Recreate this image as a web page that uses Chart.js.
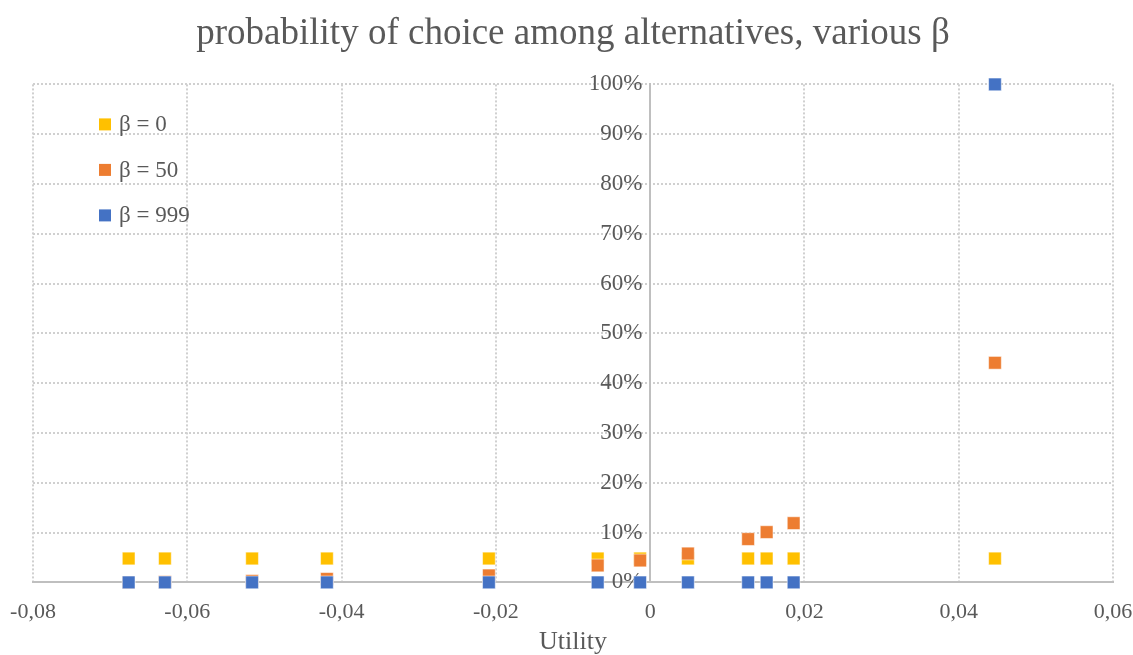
<!DOCTYPE html>
<html>
<head>
<meta charset="utf-8">
<script src="https://cdn.jsdelivr.net/npm/chart.js@4.4.1/dist/chart.umd.min.js"></script>
<style>
  html,body{margin:0;padding:0;background:#fff;}
  #wrap{width:1133px;height:655px;}
</style>
</head>
<body>
<div id="wrap"><canvas id="c" width="1133" height="655"></canvas></div>
<script>
// utility of each alternative
const UTILITY = [-0.0676,-0.0629,-0.0516,-0.0419,-0.0209,-0.0068,-0.0013,0.0049,0.0127,0.0151,0.0186,0.0447];
// probability of choice per beta
const P_BETA0   = [0.048,0.048,0.048,0.048,0.048,0.048,0.048,0.048,0.048,0.048,0.048,0.048];
const P_BETA50  = [0.000,0.001,0.003,0.007,0.014,0.034,0.044,0.058,0.087,0.101,0.119,0.441];
const P_BETA999 = [0,0,0,0,0,0,0,0,0,0,0,1];
const LABELS = ['β = 0','β = 50','β = 999'];
const COLORS = ['#FFC000','#ED7D31','#4472C4'];
const X_TICKS = [-0.08,-0.06,-0.04,-0.02,0,0.02,0.04,0.06];

const SERIF = '"Liberation Serif","DejaVu Serif",serif';
const TXT = '#595959';

const pts = ys => UTILITY.map((x,i)=>({x:x,y:ys[i]}));

// legend drawn inside the plot, top-left
const insideLegend = {
  id:'insideLegend',
  afterDraw(chart){
    const {ctx, chartArea:a} = chart;
    ctx.save();
    ctx.font = '23px '+SERIF;
    ctx.textBaseline = 'middle';
    const order = [2,1,0]; // datasets reversed for draw order
    order.forEach((di,k)=>{
      const ds = chart.data.datasets[di];
      const y = a.top + 40 + k*45.5;
      const x = a.left + 72;
      ctx.fillStyle = ds.backgroundColor;
      ctx.fillRect(x-6, y-6, 12, 12);
      ctx.fillStyle = TXT;
      ctx.fillText(ds.label, x+14, y+1);
    });
    ctx.restore();
  }
};

new Chart(document.getElementById('c'),{
  type:'scatter',
  data:{
    datasets:[
      {label:LABELS[2],data:pts(P_BETA999),backgroundColor:COLORS[2],order:1},
      {label:LABELS[1],data:pts(P_BETA50),backgroundColor:COLORS[1],order:2},
      {label:LABELS[0],data:pts(P_BETA0),backgroundColor:COLORS[0],order:3},
    ].map(d=>Object.assign(d,{pointStyle:'rect',pointRadius:9,pointHoverRadius:9,borderWidth:1,
      borderColor:'rgba(255,255,255,0.5)',clip:false}))
  },
  options:{
    responsive:false,
    animation:false,
    layout:{padding:{left:33,right:20,top:0,bottom:0}},
    plugins:{
      legend:{display:false},
      tooltip:{enabled:false},
      title:{display:true,text:'probability of choice among alternatives, various β',
        color:TXT,font:{family:SERIF,size:37,weight:'normal'},padding:{top:12,bottom:28}}
    },
    scales:{
      x:{type:'linear',min:-0.08,max:0.06,
        afterBuildTicks:s=>{s.ticks = X_TICKS.map(v=>({value:v}));},
        afterFit:s=>{s.paddingLeft = 0; s.paddingRight = 0;},
        grid:{color:'#d0d0d0',lineWidth:2,drawTicks:false},
        border:{display:true,color:'#bfbfbf',width:2,dash:[2,2]},
        ticks:{color:TXT,font:{family:SERIF,size:22},padding:17,
          callback:v=>v===0?'0':v.toFixed(2).replace('.',',')},
        title:{display:true,text:'Utility',color:TXT,font:{family:SERIF,size:26},padding:{top:-16,bottom:-3}}
      },
      y:{type:'linear',min:0,max:1,position:{x:0},
        grid:{color:'#d0d0d0',lineWidth:2,drawTicks:false},
        border:{display:true,color:'#bfbfbf',width:2,dash:[2,2]},
        // padding is not applied for a crossing axis, so a small space keeps labels off the line
        ticks:{stepSize:0.1,color:TXT,font:{family:SERIF,size:23},
          callback:v=>Math.round(v*100)+'%\u2004'}
      }
    }
  },
  plugins:[insideLegend]
});
</script>
</body>
</html>
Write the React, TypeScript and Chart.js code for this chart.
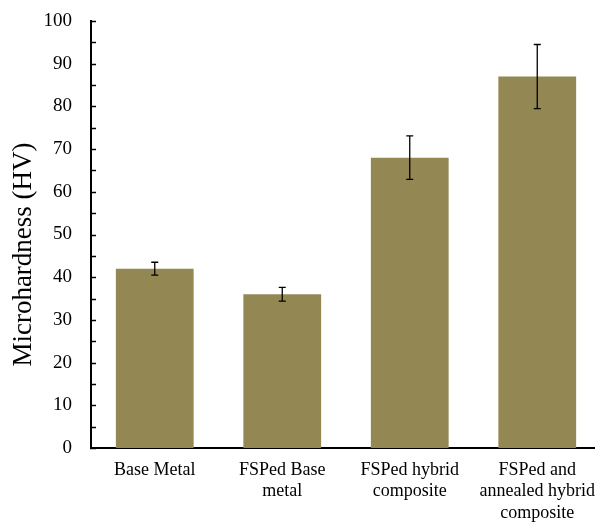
import { useEffect, useRef } from "react";
import { Chart, registerables } from "chart.js";

Chart.register(...registerables);

const categories: string[][] = [
  ["Base Metal"],
  ["FSPed Base", "metal"],
  ["FSPed hybrid", "composite"],
  ["FSPed and", "annealed hybrid", "composite"],
];
const hardness = [42, 36, 68, 87];
const hardnessError = [1.5, 1.6, 5.1, 7.5];
const yMin = 0;
const yMax = 100;
const yMajorStep = 10;
const yMinorStep = 5;
const yTitle = "Microhardness (HV)";

const FONT = "'Liberation Serif', 'Times New Roman', serif";
const BAR_COLOR = "rgb(147,135,83)";

const errorBarPlugin = {
  id: "errorBars",
  afterDatasetsDraw(chart: any) {
    const ctx = chart.ctx;
    const yScale = chart.scales.y;
    const meta = chart.getDatasetMeta(0);
    ctx.save();
    ctx.strokeStyle = "#000";
    ctx.lineWidth = 1.3;
    meta.data.forEach((bar: any, i: number) => {
      const v = hardness[i];
      const e = hardnessError[i];
      const x = bar.x;
      const yt = yScale.getPixelForValue(v + e);
      const yb = yScale.getPixelForValue(v - e);
      ctx.beginPath();
      ctx.moveTo(x, yt);
      ctx.lineTo(x, yb);
      ctx.moveTo(x - 3.5, yt);
      ctx.lineTo(x + 3.5, yt);
      ctx.moveTo(x - 3.5, yb);
      ctx.lineTo(x + 3.5, yb);
      ctx.stroke();
    });
    ctx.restore();
  },
};

const axisExtrasPlugin = {
  id: "axisExtras",
  afterDraw(chart: any) {
    const ctx = chart.ctx;
    const yScale = chart.scales.y;
    const left = chart.chartArea.left;
    ctx.save();
    ctx.strokeStyle = "#000";
    ctx.lineWidth = 1.5;
    for (let v = yMin; v <= yMax; v += yMinorStep) {
      const y = Math.round(yScale.getPixelForValue(v)) + 0.5;
      ctx.beginPath();
      ctx.moveTo(left - 1, y);
      ctx.lineTo(left + 5, y);
      ctx.stroke();
    }
    // y-axis title
    const midY = (chart.chartArea.top + chart.chartArea.bottom) / 2 + 20;
    ctx.translate(24, midY);
    ctx.rotate(-Math.PI / 2);
    ctx.fillStyle = "#000";
    ctx.font = `27px ${FONT}`;
    ctx.textAlign = "center";
    ctx.textBaseline = "middle";
    ctx.fillText(yTitle, 0, 0);
    ctx.restore();
  },
};

export default function App() {
  const ref = useRef<HTMLCanvasElement>(null);
  useEffect(() => {
    if (!ref.current) return;
    const chart = new Chart(ref.current, {
      type: "bar",
      data: {
        labels: categories,
        datasets: [
          {
            data: hardness,
            backgroundColor: BAR_COLOR,
            borderWidth: 0,
            barPercentage: 0.61,
            categoryPercentage: 1,
          },
        ],
      },
      options: {
        responsive: false,
        animation: false,
        devicePixelRatio: 1,
        layout: { padding: { top: 21, right: 0, left: 0, bottom: 0 } },
        plugins: {
          legend: { display: false },
          tooltip: { enabled: false },
        },
        scales: {
          x: {
            grid: { display: false, drawTicks: false },
            border: { display: true, color: "#000", width: 2 },
            ticks: {
              color: "#000",
              padding: 11,
              maxRotation: 0,
              autoSkip: false,
              font: { family: FONT, size: 18, lineHeight: 1.2 },
            },
            afterFit(scale: any) {
              scale.height = 75;
              scale.paddingLeft = 0;
              scale.paddingRight = 0;
            },
          },
          y: {
            min: yMin,
            max: yMax,
            grid: { display: false, drawTicks: false },
            border: { display: true, color: "#000", width: 2 },
            ticks: {
              stepSize: yMinorStep,
              color: "#000",
              padding: 19,
              font: { family: FONT, size: 19 },
              callback: (v: any) => (Number(v) % yMajorStep === 0 ? String(v) : ""),
            },
            afterFit(scale: any) {
              scale.width = 91;
              scale.paddingTop = 0;
              scale.paddingBottom = 0;
            },
          },
        },
      },
      plugins: [errorBarPlugin, axisExtrasPlugin],
    });
    return () => chart.destroy();
  }, []);
  return (
    <div
      style={{
        position: "fixed",
        left: 0,
        top: 0,
        width: 595,
        height: 523,
        overflow: "hidden",
        background: "#fff",
      }}
    >
      <canvas ref={ref} width={601} height={523} style={{ display: "block" }} />
    </div>
  );
}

- **WHAT YOU NEED TO DO**
Skip the pictures and restate exactly the lines from the beginning of the listing to the line with "const pts = ys", that line included.

- **RESPONSE TO THIS TASK**
Recreate this image as a web page that uses Chart.js.
<!DOCTYPE html>
<html>
<head>
<meta charset="utf-8">
<script src="https://cdn.jsdelivr.net/npm/chart.js@4.4.1/dist/chart.umd.min.js"></script>
<style>
  html,body{margin:0;padding:0;background:#fff;}
  #wrap{width:1133px;height:655px;}
</style>
</head>
<body>
<div id="wrap"><canvas id="c" width="1133" height="655"></canvas></div>
<script>
// utility of each alternative
const UTILITY = [-0.0676,-0.0629,-0.0516,-0.0419,-0.0209,-0.0068,-0.0013,0.0049,0.0127,0.0151,0.0186,0.0447];
// probability of choice per beta
const P_BETA0   = [0.048,0.048,0.048,0.048,0.048,0.048,0.048,0.048,0.048,0.048,0.048,0.048];
const P_BETA50  = [0.000,0.001,0.003,0.007,0.014,0.034,0.044,0.058,0.087,0.101,0.119,0.441];
const P_BETA999 = [0,0,0,0,0,0,0,0,0,0,0,1];
const LABELS = ['β = 0','β = 50','β = 999'];
const COLORS = ['#FFC000','#ED7D31','#4472C4'];
const X_TICKS = [-0.08,-0.06,-0.04,-0.02,0,0.02,0.04,0.06];

const SERIF = '"Liberation Serif","DejaVu Serif",serif';
const TXT = '#595959';

const pts = ys => UTILITY.map((x,i)=>({x:x,y:ys[i]}));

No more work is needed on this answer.